62 Virgin of the Rocks
Dr. Beth Harris and Dr. Steven Zucker provide a description, historical perspective, and analysis of Leonardo da Vinci’s The Virgin of the Rocks.
Leonardo da Vinci, The Virgin of the Rocks, c. 1491–1508, oil on panel, 189.5 × 120 cm (The National Gallery, London)
Two Versions
There are two versions of Leonardo’s Virgin of the Rocks. Figure 1 (located in Paris) is Leonardo’s original Virgin of the Rocks (c. 1483–86) in the Louvre. The other is in London and is the subject of the video you just watched. These two paintings are a good place to start to define the qualities of the new style of the High Renaissance. Leonardo painted both in Milan, where he had moved from Florence.
Normally when we have seen Mary and Christ (in, for example, paintings by Lippi and Giotto), Mary has been enthroned as the queen of heaven. Here, in contrast, we see Mary seated on the ground. This type of representation of Mary is referred to as the Madonna of Humility. Mary has her right arm around the infant Saint John the Baptist who is making a gesture of prayer to the Christ child. The Christ child in turn blesses St. John. Mary’s left hand hovers protectively over the head of her son while an angel looks out and points to St. John. The figures are all located in a fabulous and mystical landscape with rivers that seem to lead nowhere and bizarre rock formations. In the foreground we see carefully observed and precisely rendered plants and flowers.
We immediately notice Mary’s ideal beauty and the graceful way in which she moves, features typical of the High Renaissance.
This is the first time that an Italian Renaissance artist has completely abandoned halos. We saw how Fra Filippo Lippi reduced the halo to a narrow ring around Mary’s head. Clearly the unreal, symbolic nature of the halo was antithetical to the realism of the Renaissance. It was, in a way, a necessary holdover from the Middle Ages: how else to indicate a figure’s divinity?
But Leonardo found another way to indicate divinity — by giving the figures ideal beauty and grace. After all, we would never mistake this group of figures for an ordinary picnic, the way the Lippi’s painting of the Madonna and Child with Angels almost looks like a family portrait. We are clearly looking at a mystical vision of Mary, Christ, John the Baptist and an angel in heaven.
The Unified Composition
If we look closely we can see that Leonardo grouped the figures together within a geometric shape of a pyramid (I say pyramid instead of triangle because Leonardo is very concerned with creating an illusion of space—and a pyramid is three dimensional). He also has the figures gesturing to each other and looking at each other. Both of these innovations serve to unify the composition. This is an important difference from paintings of the Early Renaissance where the figures often looked separate from each other. Sometimes this is referred to as a unified composition.

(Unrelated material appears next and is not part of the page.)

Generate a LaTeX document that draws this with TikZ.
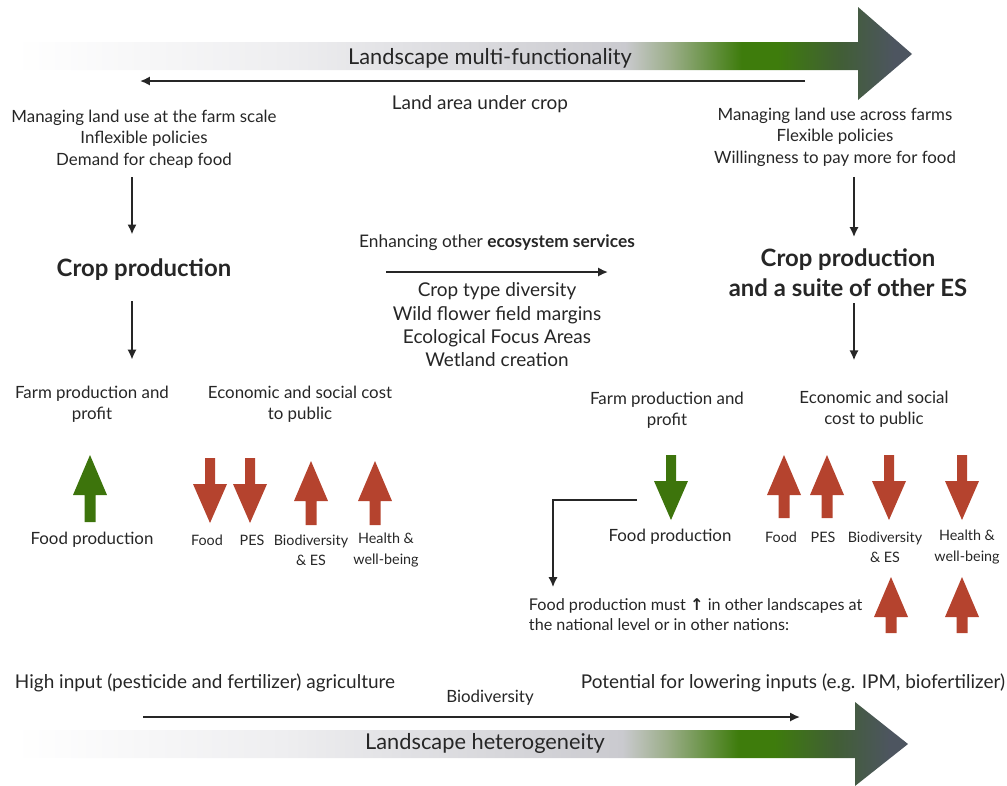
\documentclass[tikz,border=0pt]{standalone}
\usepackage{fontspec}
\setmainfont{Lato}
\newfontfamily\arrowfont{DejaVu Sans}
\usetikzlibrary{arrows.meta}

\definecolor{arrgreen}{HTML}{3D740C}
\definecolor{arrred}{HTML}{B5432E}
\definecolor{txtgray}{HTML}{262626}
\definecolor{sh1}{HTML}{EEEEF0}
\definecolor{sh2}{HTML}{CACACF}
\definecolor{sh3}{HTML}{9CAE8A}
\definecolor{sh4}{HTML}{3E7C0C}
\definecolor{sh5}{HTML}{415E36}
\definecolor{sh6}{HTML}{4D5560}

\pgfdeclarehorizontalshading{landgrad}{100bp}{color(0bp)=(white); color(25bp)=(white);
  color(40bp)=(sh1); color(59bp)=(sh2); color(61.5bp)=(sh3); color(65.5bp)=(sh4);
  color(67.5bp)=(sh4); color(71bp)=(sh5); color(74bp)=(sh6); color(100bp)=(sh6)}

\tikzset{
  uparr/.pic={\fill[pic actions] (0,0) -- (17,40) -- (5.5,40) -- (5.5,#1) -- (-5.5,#1) -- (-5.5,40) -- (-17,40) -- cycle;},
  downarr/.pic={\fill[pic actions] (-5,0) -- (5,0) -- (5,26) -- (17,26) -- (0,65) -- (-17,26) -- (-5,26) -- cycle;},
}

\begin{document}
\begin{tikzpicture}[x=0.025cm, y=-0.025cm, >={Latex[length=7pt,width=6.5pt]},
  txt/.style={align=center, text=txtgray, font=\fontsize{12}{15.3}\selectfont},
  mid/.style={align=center, text=txtgray, font=\fontsize{13.5}{16.6}\selectfont},
  lbl/.style={align=center, text=txtgray, font=\fontsize{10.2}{14.5}\selectfont},
  big/.style={align=center, text=txtgray, font=\fontsize{17}{21.3}\selectfont\bfseries},
  header/.style={text=txtgray, font=\fontsize{15.5}{18}\selectfont},
  low/.style={text=txtgray, font=\fontsize{13.5}{16}\selectfont},
  line/.style={->, line width=1.3pt, txtgray}]
\useasboundingbox (0,0) rectangle (1007,785);

% big gradient arrows
\shade[shading=landgrad] (15,42) -- (858,42) -- (858,7) -- (912,54) -- (858,100) -- (858,70) -- (15,70) -- cycle;
\shade[shading=landgrad] (15,730) -- (855,730) -- (855,702) -- (908,744) -- (855,786) -- (855,758) -- (15,758) -- cycle;

\node[header] (1) at (490,58) {Landscape multi-functionality};
\coordinate (a1) at (805,81);
\coordinate (a2) at (140,81);
\draw[line] (a1) -- (a2);
\node[low] (2) at (480,104) {Land area under crop};

% left column
\node[txt] (3) at (144,139) {Managing land use at the farm scale\\Inflexible policies\\Demand for cheap food};
\node[big] (4) at (144,270) {Crop production};
\node[txt] (5) at (92,404) {Farm production and\\profit};
\node[txt] (6) at (300,404) {Economic and social cost\\to public};
\draw[line, shorten <=3pt, shorten >=14pt] ([shift={(-12,0)}]3.south) -- ([shift={(-12,0)}]4.north);
\draw[line, shorten <=11pt, shorten >=15pt] ([shift={(-12,0)}]4.south) -- ([shift={(-12,0)}]4.south |- 5.north);

\pic[fill=arrgreen] at (90,455) {uparr=67};
\pic[fill=arrred] at (210,458) {downarr};
\pic[fill=arrred] at (250,458) {downarr};
\pic[fill=arrred] at (311,461) {uparr=64};
\pic[fill=arrred] at (375,461) {uparr=64};

\node[txt] (7) at (92,540) {Food production};
\node[lbl] (8) at (207,540) {Food};
\node[lbl] (9) at (252,540) {PES};
\node[lbl] (10) at (311,550) {Biodiversity\\\& ES};
\node[lbl] (11) at (386,550) {Health \&\\well-being};

% middle
\node[txt, font=\fontsize{12.3}{15}\selectfont] (20) at (497,243) {Enhancing other \textbf{ecosystem services}};
\coordinate (e1) at (386,272);
\coordinate (e2) at (608,272);
\draw[line] (e1) -- (e2);
\node[mid] (21) at (497,325) {Crop type diversity\\Wild flower field margins\\Ecological Focus Areas\\Wetland creation};

% right column
\node[txt] (30) at (835,137) {Managing land use across farms\\Flexible policies\\Willingness to pay more for food};
\node[big] (31) at (848,273) {Crop production\\and a suite of other ES};
\node[txt] (32) at (667,410) {Farm production and\\profit};
\node[txt] (33) at (874,409) {Economic and social\\cost to public};
\draw[line, shorten <=4pt, shorten >=5pt] ([shift={(19,0)}]30.south) -- ([shift={(6,0)}]31.north);
\draw[line, shorten <=1pt, shorten >=18pt] ([shift={(6,0)}]31.south) -- ([shift={(6,0)}]31.south |- 33.north);

\pic[fill=arrgreen] at (671,455) {downarr};
\pic[fill=arrred] at (784,455) {uparr=63};
\pic[fill=arrred] at (827,455) {uparr=63};
\pic[fill=arrred] at (889,455) {downarr};
\pic[fill=arrred] at (962,455) {downarr};
\pic[fill=arrred] at (891,577) {uparr=56};
\pic[fill=arrred] at (962,577) {uparr=56};

\node[txt] (34) at (670,537) {Food production};
\node[lbl] (35) at (781,537) {Food};
\node[lbl] (36) at (823,537) {PES};
\node[lbl] (37) at (885,547) {Biodiversity\\\& ES};
\node[lbl] (38) at (967,547) {Health \&\\well-being};
\node[lbl, font=\fontsize{11.5}{14.3}\selectfont, align=left, anchor=west] (39) at (524,615) {Food production must {\arrowfont\bfseries ↑} in other landscapes at\\the national level or in other nations:};
\coordinate (c1) at (637,500);
\draw[line, line width=0.9pt, shorten >=5pt] (c1) -| ([shift={(29,0)}]39.north west);

% bottom
\node[low, anchor=west] (40) at (10,683) {High input (pesticide and fertilizer) agriculture};
\node[low, anchor=east] (41) at (1010,683) {Potential for lowering inputs (e.g. IPM, biofertilizer)};
\node[txt] (42) at (490,698) {Biodiversity};
\coordinate (b1) at (143,717);
\coordinate (b2) at (800,717);
\draw[line] (b1) -- (b2);
\node[header] (43) at (485,743) {Landscape heterogeneity};
\end{tikzpicture}
\end{document}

Another way to think about this is to go back to our discussion of Leonardo’s angel in his teacher’s painting. There, we talked about the more complex pose of the body of Leonardo’s angel. Remember this is the High Renaissance, and things that artists were just learning how to do in the Early Renaissance (like contrapposto) are now easy for the artists of the High Renaissance.
As a result, they can do more with the body—make it more complex, more elegant and more graceful. Similarly, the compositions of the paintings of the High Renaissance are more complex and sophisticated than the compositions of the Early Renaissance. Figures interact more, groups of figures are united into pyramidal compositions.